* **Collected data**:
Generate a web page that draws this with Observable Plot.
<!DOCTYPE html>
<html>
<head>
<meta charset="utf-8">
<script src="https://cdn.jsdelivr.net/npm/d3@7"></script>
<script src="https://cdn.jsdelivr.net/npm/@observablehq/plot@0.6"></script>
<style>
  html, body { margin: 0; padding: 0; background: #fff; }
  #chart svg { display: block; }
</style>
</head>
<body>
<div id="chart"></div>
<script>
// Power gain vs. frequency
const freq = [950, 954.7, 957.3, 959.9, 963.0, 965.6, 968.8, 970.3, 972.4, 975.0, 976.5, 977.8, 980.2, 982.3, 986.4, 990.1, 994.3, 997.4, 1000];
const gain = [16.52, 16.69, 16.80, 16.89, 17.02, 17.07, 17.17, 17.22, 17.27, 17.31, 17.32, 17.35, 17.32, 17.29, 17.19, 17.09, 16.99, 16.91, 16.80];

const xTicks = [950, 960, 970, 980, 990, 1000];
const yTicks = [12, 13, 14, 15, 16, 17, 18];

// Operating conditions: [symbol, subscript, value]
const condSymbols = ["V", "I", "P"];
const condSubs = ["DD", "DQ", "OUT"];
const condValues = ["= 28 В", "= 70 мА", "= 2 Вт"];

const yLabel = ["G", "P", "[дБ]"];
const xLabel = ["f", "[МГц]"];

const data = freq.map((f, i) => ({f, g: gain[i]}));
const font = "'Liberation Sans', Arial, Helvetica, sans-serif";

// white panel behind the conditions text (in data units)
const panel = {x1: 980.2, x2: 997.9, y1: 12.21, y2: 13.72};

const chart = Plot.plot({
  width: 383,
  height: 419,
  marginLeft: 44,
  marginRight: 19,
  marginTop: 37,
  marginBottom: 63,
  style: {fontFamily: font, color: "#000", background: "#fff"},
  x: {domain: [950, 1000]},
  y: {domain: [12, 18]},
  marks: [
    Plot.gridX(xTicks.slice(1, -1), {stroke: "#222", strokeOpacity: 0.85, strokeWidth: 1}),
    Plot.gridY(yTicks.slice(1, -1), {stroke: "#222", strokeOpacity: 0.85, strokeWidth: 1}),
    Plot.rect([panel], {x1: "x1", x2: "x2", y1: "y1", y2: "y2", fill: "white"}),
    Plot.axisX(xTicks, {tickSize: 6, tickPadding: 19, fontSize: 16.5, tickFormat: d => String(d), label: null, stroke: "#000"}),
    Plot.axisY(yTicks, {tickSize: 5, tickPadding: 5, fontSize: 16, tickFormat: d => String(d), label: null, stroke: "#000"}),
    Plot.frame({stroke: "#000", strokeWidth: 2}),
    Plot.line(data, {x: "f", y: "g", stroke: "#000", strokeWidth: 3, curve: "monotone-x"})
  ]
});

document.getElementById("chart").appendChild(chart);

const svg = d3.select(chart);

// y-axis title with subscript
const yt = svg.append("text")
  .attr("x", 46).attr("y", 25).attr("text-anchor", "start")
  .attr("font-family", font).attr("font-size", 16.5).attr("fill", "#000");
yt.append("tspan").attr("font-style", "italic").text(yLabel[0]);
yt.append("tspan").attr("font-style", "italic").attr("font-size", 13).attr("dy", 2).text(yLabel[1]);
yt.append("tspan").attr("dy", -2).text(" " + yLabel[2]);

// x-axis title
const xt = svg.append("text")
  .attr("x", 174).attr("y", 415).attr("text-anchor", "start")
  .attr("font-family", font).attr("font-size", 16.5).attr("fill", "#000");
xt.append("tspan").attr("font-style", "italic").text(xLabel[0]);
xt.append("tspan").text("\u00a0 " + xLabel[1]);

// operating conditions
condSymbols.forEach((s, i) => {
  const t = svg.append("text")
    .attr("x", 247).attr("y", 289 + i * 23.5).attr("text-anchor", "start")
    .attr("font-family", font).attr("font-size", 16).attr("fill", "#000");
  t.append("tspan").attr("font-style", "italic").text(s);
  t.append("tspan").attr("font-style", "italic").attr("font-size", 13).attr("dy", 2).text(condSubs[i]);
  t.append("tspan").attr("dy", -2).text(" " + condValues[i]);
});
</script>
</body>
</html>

* **Direction**: Filter the data for the string "with" and copy every line that has it.

* **Written answer**:
Generate a web page that draws this with Observable Plot.
// y-axis title with subscript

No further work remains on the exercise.